Land-Grant Brewing hosts open house

The guys behind Land-Grant Brewing Co. said their Franklinton brewery would be up and running by the end of summer. This Friday-less than a week before fall officially blows in-they'll make good on that promise.
The brewery (424 W. Town St.) should receive its building permit tomorrow, says creative director Walt Keys, and brew master Jamie Feihel hopes to start mashing their first ales as early as Friday. While the brews won't be kegged in time for the neighborhood's Independents' Day celebration (Sept. 19 to 21), Land-Grant's door will be open most of Saturday and Sunday for an informal open house.
"People can come on in, check out the space, buy a T-shirt, catch the Browns game," Keys says.
Beer will start flowing at the 100-seat taproom the weekend of Oct. 3, Keys says.
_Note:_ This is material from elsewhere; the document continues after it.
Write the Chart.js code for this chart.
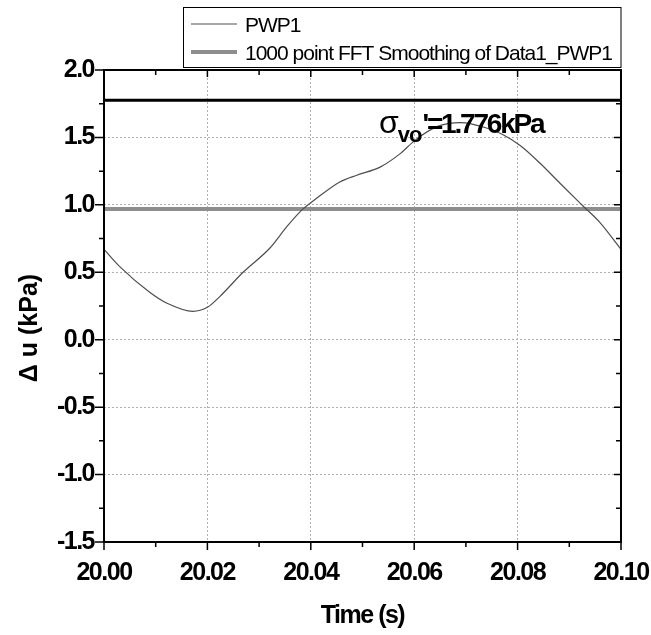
<!DOCTYPE html>
<html>
<head>
<meta charset="utf-8">
<script src="https://cdn.jsdelivr.net/npm/chart.js@4.4.1/dist/chart.umd.min.js"></script>
<style>
  html, body { margin: 0; padding: 0; background: #fff; }
</style>
</head>
<body>
<canvas id="pwp" width="651" height="635"></canvas>
<script>
// values
const timeS = [20.0000, 20.0031, 20.0089, 20.0122, 20.0172, 20.0200, 20.0224, 20.0269, 20.0321,
               20.0354, 20.0385, 20.0405, 20.0456, 20.0489, 20.0534, 20.0573, 20.0602, 20.0644,
               20.0690, 20.0740, 20.0772, 20.0805, 20.0843, 20.0882, 20.0927, 20.0959, 20.1000];
const pwp1 = [0.67, 0.54, 0.35, 0.27, 0.21, 0.24, 0.32, 0.50, 0.68,
              0.84, 0.97, 1.03, 1.17, 1.22, 1.28, 1.38, 1.48, 1.58,
              1.61, 1.57, 1.52, 1.44, 1.31, 1.16, 0.99, 0.87, 0.67];
const smoothTime = [20.00, 20.10];
const smoothVal = [0.97, 0.97];
const sigmaTime = [20.00, 20.10];
const sigmaVal = [1.776, 1.776];
const legendLabels = ['PWP1', '1000 point FFT Smoothing of Data1_PWP1'];
const sigmaText = "'=1.776kPa";

const FONT = '"Liberation Sans", Arial, sans-serif';

function toPoints(xs, ys) {
  return xs.map((x, i) => ({ x: x, y: ys[i] }));
}

// frame + inward/outward tick marks like the original plot
const axisTicks = {
  id: 'axisTicks',
  afterDraw(chart) {
    const { ctx, chartArea: a, scales: { x, y } } = chart;
    ctx.save();
    ctx.strokeStyle = '#000';
    ctx.lineWidth = 2;
    ctx.strokeRect(a.left, a.top, a.right - a.left, a.bottom - a.top);
    ctx.lineWidth = 1.5;
    ctx.beginPath();
    const yt = y.ticks.map(t => t.value);
    yt.forEach((v, i) => {
      const p = y.getPixelForValue(v);
      ctx.moveTo(a.left - 9, p); ctx.lineTo(a.left, p);
      ctx.moveTo(a.right - 7, p); ctx.lineTo(a.right, p);
      if (i < yt.length - 1) {
        const m = y.getPixelForValue((v + yt[i + 1]) / 2);
        ctx.moveTo(a.left - 5, m); ctx.lineTo(a.left, m);
        ctx.moveTo(a.right - 5, m); ctx.lineTo(a.right, m);
      }
    });
    const xt = x.ticks.map(t => t.value);
    xt.forEach((v, i) => {
      const p = x.getPixelForValue(v);
      ctx.moveTo(p, a.bottom); ctx.lineTo(p, a.bottom + 8);
      ctx.moveTo(p, a.top); ctx.lineTo(p, a.top + 7);
      if (i < xt.length - 1) {
        const m = x.getPixelForValue((v + xt[i + 1]) / 2);
        ctx.moveTo(m, a.bottom); ctx.lineTo(m, a.bottom + 5);
        ctx.moveTo(m, a.top); ctx.lineTo(m, a.top + 5);
      }
    });
    ctx.stroke();
    ctx.restore();
  }
};

// boxed legend at top right, plus titles and sigma annotation
const extras = {
  id: 'extras',
  beforeDraw(chart) {
    chart.ctx.letterSpacing = '-1.5px';
  },
  afterDraw(chart) {
    const { ctx, chartArea: a, scales: { x, y } } = chart;
    ctx.save();
    // legend box
    ctx.strokeStyle = '#000';
    ctx.lineWidth = 1;
    ctx.strokeRect(183.5, 7.5, a.right - 183.5, 60);
    ctx.letterSpacing = '-1px';
    ctx.font = '21px ' + FONT;
    ctx.fillStyle = '#000';
    ctx.textBaseline = 'alphabetic';
    ctx.textAlign = 'left';
    const rows = [24, 52];
    chart.data.datasets.slice(0, 2).forEach((ds, i) => {
      ctx.strokeStyle = ds.borderColor;
      ctx.lineWidth = ds.borderWidth;
      ctx.beginPath();
      ctx.moveTo(191, rows[i]);
      ctx.lineTo(237, rows[i]);
      ctx.stroke();
      ctx.fillText(legendLabels[i], 245, rows[i] + 8);
    });

    // axis titles
    ctx.letterSpacing = '-1.5px';
    ctx.font = 'bold 25px ' + FONT;
    ctx.textAlign = 'center';
    ctx.textBaseline = 'middle';
    ctx.fillText('Time (s)', (a.left + a.right) / 2, 616);
    ctx.save();
    ctx.translate(30, 328);
    ctx.rotate(-Math.PI / 2);
    ctx.letterSpacing = '0px';
    ctx.fillText('\u0394 u (kPa)', 0, 0);
    ctx.restore();

    // sigma'vo annotation
    const bx = x.getPixelForValue(20.0532);
    const by = y.getPixelForValue(sigmaVal[0]) + 33;
    ctx.textAlign = 'left';
    ctx.textBaseline = 'alphabetic';
    ctx.letterSpacing = '0px';
    ctx.font = '32px ' + FONT;
    ctx.fillText('\u03c3', bx, by);
    let cx = bx + ctx.measureText('\u03c3').width - 1;
    ctx.font = 'bold 22px ' + FONT;
    ctx.letterSpacing = '-1px';
    ctx.fillText('vo', cx, by + 9);
    cx += ctx.measureText('vo').width + 1;
    ctx.font = 'bold 28px ' + FONT;
    ctx.letterSpacing = '-2.2px';
    ctx.fillText(sigmaText, cx, by);
    ctx.restore();
  }
};

new Chart(document.getElementById('pwp'), {
  type: 'line',
  data: {
    datasets: [
      {
        label: legendLabels[0],
        data: toPoints(timeS, pwp1),
        borderColor: '#4e4e4e',
        borderWidth: 1.2,
        pointRadius: 0,
        cubicInterpolationMode: 'monotone',
        fill: false
      },
      {
        label: legendLabels[1],
        data: toPoints(smoothTime, smoothVal),
        borderColor: '#8e8e8e',
        borderWidth: 4,
        pointRadius: 0,
        fill: false
      },
      {
        label: 'sigma',
        data: toPoints(sigmaTime, sigmaVal),
        borderColor: '#000',
        borderWidth: 3,
        pointRadius: 0,
        fill: false
      }
    ]
  },
  options: {
    responsive: false,
    animation: false,
    devicePixelRatio: 1,
    events: [],
    layout: { padding: { top: 70, right: 30, left: 0, bottom: 0 } },
    plugins: { legend: { display: false }, tooltip: { enabled: false } },
    scales: {
      x: {
        type: 'linear',
        min: 20.0,
        max: 20.1,
        afterFit: s => { s.height = 93; s.paddingLeft = 0; s.paddingRight = 0; },
        ticks: {
          stepSize: 0.02,
          padding: 16,
          color: '#000',
          font: { family: FONT, size: 25, weight: 'bold' },
          callback: v => Number(v).toFixed(2)
        },
        grid: { color: '#b0b0b0', lineWidth: 1, drawTicks: false },
        border: { display: false, dash: [2, 2] }
      },
      y: {
        min: -1.5,
        max: 2.0,
        afterFit: s => { s.width = 104; s.paddingTop = 0; s.paddingBottom = 0; },
        ticks: {
          stepSize: 0.5,
          padding: 10,
          color: '#000',
          font: { family: FONT, size: 25, weight: 'bold' },
          callback: v => Number(v).toFixed(1)
        },
        grid: { color: '#b0b0b0', lineWidth: 1, drawTicks: false },
        border: { display: false, dash: [2, 2] }
      }
    }
  },
  plugins: [axisTicks, extras]
});
</script>
</body>
</html>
At first, only Land-Grant's four mainstays will be tapped: a kolsch, a brown ale, a session IPA and a hoppy, West-Coast-style IPA. Moving forward, there's room for 14 more kegs behind the bar, eight for Land-Grant's musings and six for guest breweries.
Once open, Land-Grant will host food trucks, serve beer flights and, for a small fee, offer weekly or biweekly brewery tours (beer included, of course).
Keys is especially excited about the taproom's commitment to proper glassware.
"The session IPA will be in a 16-ounce pint glass, for example, and the kolsch will be in a nice, tall, skinny kolsch glass," he says. "[The kolsch] will be a smaller pour, but it will be priced appropriately-and you want to drink a kolsch when it's extra cold."
In the coming weeks, final touches to the brewery include a patio off the taproom (which should be completed today, Keys says); 130-year-old refurbished barn wood, salvaged from a barn near Marion, around the building's exterior; and a special Kickstarter wall in the room between the taproom and the brewery, recognizing those who raised the first $31,010 for the upstart brewery.
"What it did was help us knock out all that nitty-gritty stuff right off the bat, which really put us in a good position moving forward," Keys says of the Kickstarter.